Although more than two decades have passed since Claire Matern attended Zurich International School, she can still remember the warm embrace she felt as a newly transplanted second-grader from Brooklyn, New York.
"I got sung the song and I sang the song [to others]," Matern says of the welcome anthem serenaded to all newbies during school assemblies. "It was a nice indication that you're one of us. And when you left, everyone sang ‘Happy Trails,' which was so touching."
That Matern still recalls those details despite attending ZIS for just three years is an outcome any international school would welcome, too.
International schools typically follow a national or international curriculum different from the host country. They educate a highly transient, multinational, and multilingual student population for global citizenship.
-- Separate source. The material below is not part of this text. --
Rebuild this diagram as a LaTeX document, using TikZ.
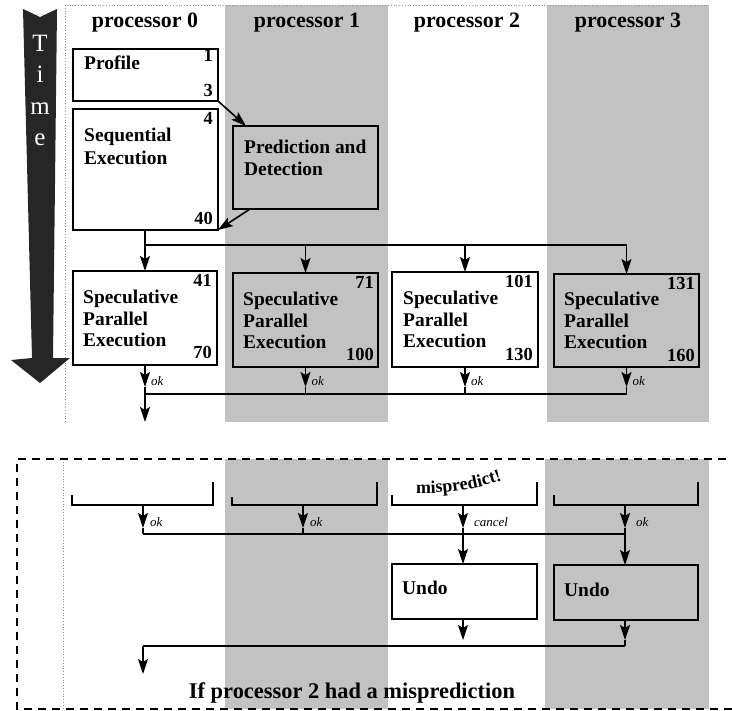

Since 2000, the K-12 international school market has tripled, as more wealthy local families seek the Westernized education and career opportunities that come from it for their children.
According to the U.K.-based International School Consulting Research, there were 2,584 international schools in 2000, serving barely 1 million students, the vast majority of whom came from families of expatriates or members of the diplomatic corps. By 2018, that figure had grown to about 9,600 international schools teaching more than 5 million students, 80 percent of whom come from the local country, although there are many schools in the world that still serve a predominantly transient population.
As a result, international schools must deploy a variety of interwoven strategies that speak to both sets of new arrivals.
And that starts by making sure you feel like you're part of the family the moment you arrive and long after you're gone, says Christina Busso, advancement director at the Rochambeau French International School, just outside Washington, D.C.
"What I say to newly arriving families is, ‘We're really good at welcome. We do this all the time,'" says Busso, noting that about 250 students come and go throughout the course of each academic year. "There's no such thing as the new kid. It doesn't happen, that doesn't exist."
Last summer, ISC Research released a survey it billed as first-ever research of international schools well-being. Conducted by International Educational Psychology Services and Cardiff University School of Psychology, the survey interviewed 1,000 international school teachers and leaders across 70 countries on their well-being and the well-being of their students.
Small wonder, the survey found that strong interpersonal relationships were key to reinforcing the type of learning environment in which everyone thrives.
"We know relationships in education are really important for resilience and mental health, however, we were struck by just how fundamentally important they were for the people in the international school sector," Angie Wigford and Andrea Higgins, the study's authors, told ISC Research.
Indeed, their findings corroborate what research has long suggested about the way humans develop and evolve, particularly within an educational setting which, outside of the home, makes the biggest mark on a person's life.
A wide body of literature across many disciplines supports the critical role relationships play in cultivating a sense of belonging among students. Because of their unique set of challenges, international schools must be even more purposeful about creating that warm and fuzzy feeling across campus.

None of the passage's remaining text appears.